Goldsboro officials say churches that rent storefronts is an issue for most areas in the state, as municipalities push for more businesses and development in key commercial areas.

"When you are in the cycle of redevelopment, you want active uses during the day and during extended hours," Mrs. Thompson said. "Storefront churches are usually limited in their activity, only functioning two or three days a week for very limited times."

Another glitch in the downtown spectrum comes with another distance regulation, one that doesn't allow for the kinds of businesses Mrs. Thompson would like to see in the area.

"The other difficulty we have with storefront churches is that there is a 50-foot distance regulation for ABC (Alcoholic Beverage Control) permits between places that serve alcohol and places of religion or schools," she said. "This really limits the amount of spaces eligible for fine dining restaurants, which is obviously a hindrance to our efforts to revitalize downtown."

But what makes the situation even worse, in Goldsboro officials' view, is the limited control they have on private property period.

Planning Director Randy Guthrie said there isn't much he or his department can do to stop storefronts from being taken over by churches, except when they go against zoning and planning ordinances.

"We can't tell an owner not to rent to a church, but any conversion from one use to another would be subject to our zoning and building code regulations, including the current 100-foot spacing requirement," he said.

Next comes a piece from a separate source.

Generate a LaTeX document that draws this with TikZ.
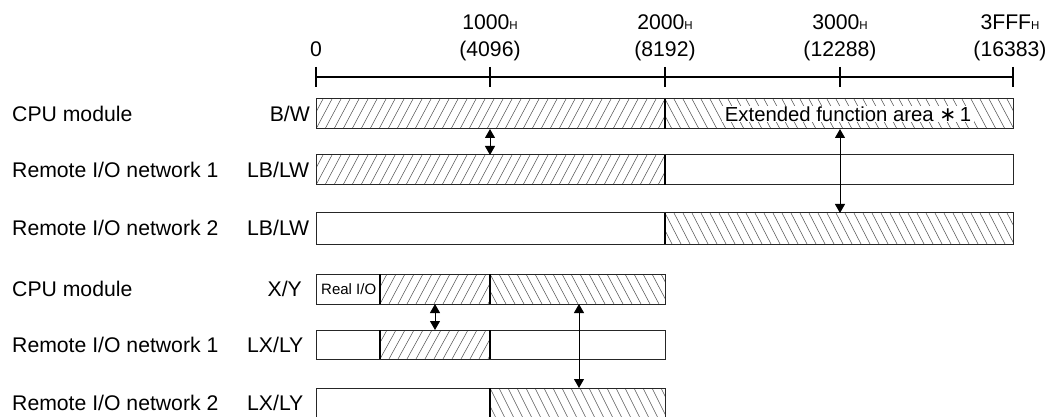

The City Council adopted a moratorium to study the issue on Nov. 6, 2000, for one year, Guthrie said. Then, the moratorium was extended one more year in November 2001, and then once again in October 2002, making it good until May 5, 2003.

The draft of the new zoning regulations partly came out of the moratorium, which were adopted in 2005, and the still-current 100-foot requirement was put in place.

When asked how many storefront churches are too many in the downtown area, Guthrie said that it was a very subjective question related to ordinance and policy.

But some of the churches that are downtown -- and less than 100 feet away from the next one -- might stay that way for a while.

"Churches that don't meet the 100-foot spacing requirement are grandfathered and allowed to remain unless they shut down for 180 days or otherwise violate their nonconforming status," Guthrie said.

But, he added, they are also subject to demolition by neglect and minimum building code enforcement, just like any other building.

For some downtown business owners, churches are the only groups calling to rent their spaces.

"I would love to rent to an office or lots of retail shops, but the downtown just isn't there yet," said Ernie Mansour, who owns the property on Walnut Street where the additional church was requested.

His aunt, Juanita Mansour, said she currently rents out property to three churches, "because businesses aren't coming to rent."

Mansour said he has a problem with the distance requirement ordinance, saying that it has left him without renters in several buildings.

"I have two or three buildings that have been empty for two years because there can't be a church within 100 feet from another church," he said.

The ordinance has also left him with less money coming in.

"As a landlord, I still have to pay property taxes," he said. "If I have a business in there, a church in there, nobody in there, I still have to pay the taxes."

Personally, he said, he doesn't have a problem with churches in the downtown area. They have "always been a part of downtown," he said.

"They might not have the steeples, but they are churches."

Some of them, he said, have even saved up enough money by renting space downtown to later build their own church.

"Most of these are start-up churches," he said. "They just don't have the money to build a church right away."

Ms. Mansour said she doesn't have too many problems with the churches she rents to. In fact, one of the churches has been renting one of her storefronts for 20 years.

Mansour said his church renters have always been great, too, and they are open when a lot of the other businesses aren't downtown, "so there's no conflict."

Still, some believe downtown isn't the place for too many spiritual groups.

Mansour disagrees.

"I could rent my building to a nightclub easier than I can to a church," he said. "There is something wrong with that."

Phone calls to several of the churches and pastors whose numbers were listed weren't returned by press time, and visits to several of this past week's services showed zero attendance and locked doors.